President Donald Trump promised his administration would continue to be “very tough” of the communist regime of Cuba and its Venezuelan proxy in an exclusive Spanish-language interview with Univisión during his visit to Hialeah, Florida, on Monday.
Trump visited Hialeah—a working class, majority Cuban-American community—to promote job creation in the country’s Latin American community.
Sitting down with Univisión 23’s Ninoska Pérez Castellón, Trump agreed with the interviewer that the promotion of CIA director Mike Pompeo to the Secretary of State position and the replacement of H.R. McMaster with new National Security Advisor John Bolton were a sign that his administration was preparing to get tougher on human rights violators.
“John has worked very well, is very in favor of the struggle in Cuba and Venezuela for justice,” Trump told Pérez. “The governments have been very unjust to the people there, as you know. [Former President Barack] Obama gave it all up, I have recovered that. We have been very tough on Cuba because we want the people to have freedom.”
Trump lamented that many Americans “don’t even know” the suffering of the Cuban people and the diaspora following the 1959 revolution, and expressed gratitude for the support that the largely conservative Cuban- and Venezuelan-American communities. “As you know, I have great support from the Cuban people here, and from the Venezuelans, we have been very strong regarding Venezuela.”
“We are in the process of doing even more,” Trump promised. “We have this very much under control.”
President Trump has been consistent for decades in supporting the Cuban exile community. While he has not helped Cuban refugees fleeing political persecution stay legally in the United States—Trump has not overturned President Obama’s repeal of the “wet foot/dry foot” policy, which some Cubans alleged was a move to punish Cubans for supporting Trump—he has delivered a variety of speeches promising support for the community.
The Trump administration more broadly has repeatedly promised support for both victims of the Cuban and Venezuelan regimes.
Last weekend, speaking at the Summit of the Americas, Vice President Mike Pence urged attendees—of which President Trump was not one—to help bring about regime change in both countries.
“As we speak, a tired communist regime continues to impoverish its people and deny their most fundamental rights in Cuba,” Pence said. “The Castro regime has systematically sapped the wealth of a great nation and stolen the lives of a proud people. Our administration has taken decisive action to stand with the Cuban people, and stand up to their oppressors.”
“No longer will the United States fund Cuba’s military, security and intelligence services—the core of that despotic regime. And the United States will continue to support the Cuban people as they stand and call for freedom,” he vowed.
Of Venezuela, Pence said, “In Venezuela, as in Cuba, the tragedy of tyranny is on full display. As this body knows well, Venezuela was one of our hemisphere’s richest nations once, and not too long ago. It is now among the poorest.”
The Cuban regime has currently begun a process to replace Raúl Castro in the largely ceremonial post of “president,” while the dictator will remain the head of the Communist Party, constitutionally the most powerful political entity in the country. The U.S. State Department expressed pessimism at the idea that the transition will result in greater freedom for the Cuban people.

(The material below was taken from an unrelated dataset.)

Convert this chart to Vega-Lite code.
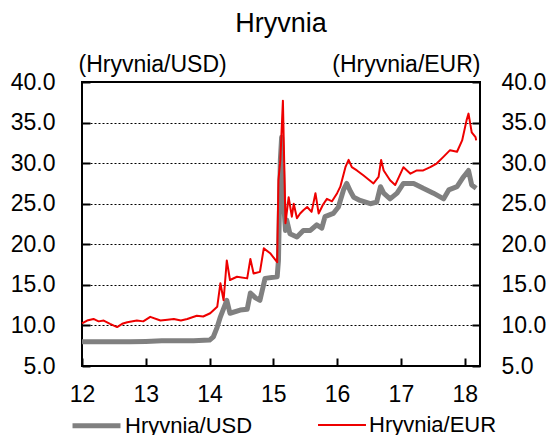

“As we watch what’s taken place at the Cuba national assembly, we certainly see that that’s not a democratic transition. So when we see that something is not a democratic transition, that’s of great concern to us,” State Department spokeswoman Heather Nauert told reporters during a regular press briefing on Tuesday. “We would like citizens to be able to have a say in their political outcomes, and this certainly does not seem like regular folks will have a say.”
“We hope that Cuba’s new president will listen to the Cuban people. We’re not sure that that’s going to happen,” Nauert added.
The likely successor to Raúl Castro is current Vice President Miguel Díaz-Canel, a hardline communist who has openly admitted to keeping opposition voices out of the nation’s legislature and condemned moves to improve relations with the United States.
In addition to recent statements from Trump officials, the Trump National Security Strategy (NSS) specifically identified Cuba and Venezuela as threats.
“In Venezuela and Cuba, governments cling to anachronistic leftist authoritarian models that continue to fail their people,” the NSS warned. “Competitors have found operating space in the hemisphere. China seeks to pull the region into its orbit through state-led investments and loans. Russia continues its failed politics of the Cold War by bolstering its radical Cuban allies as Cuba continues to repress its citizens.”
Trump’s largest event addressing the Cuban and Venezuelan crises occurred last year in Miami, where he announced a complete pivot away from President Obama’s conciliatory policies towards the Castro regime. At that event, Trump made sure to place prominent victims of Havana’s violent policies front and center, including the families of the U.S. citizens killed by Cuban pilots in 1994 while working for Brothers to the Rescue, an independent group conducting rescue operations for Cubans attemping to reach the United States via makeshift rafts.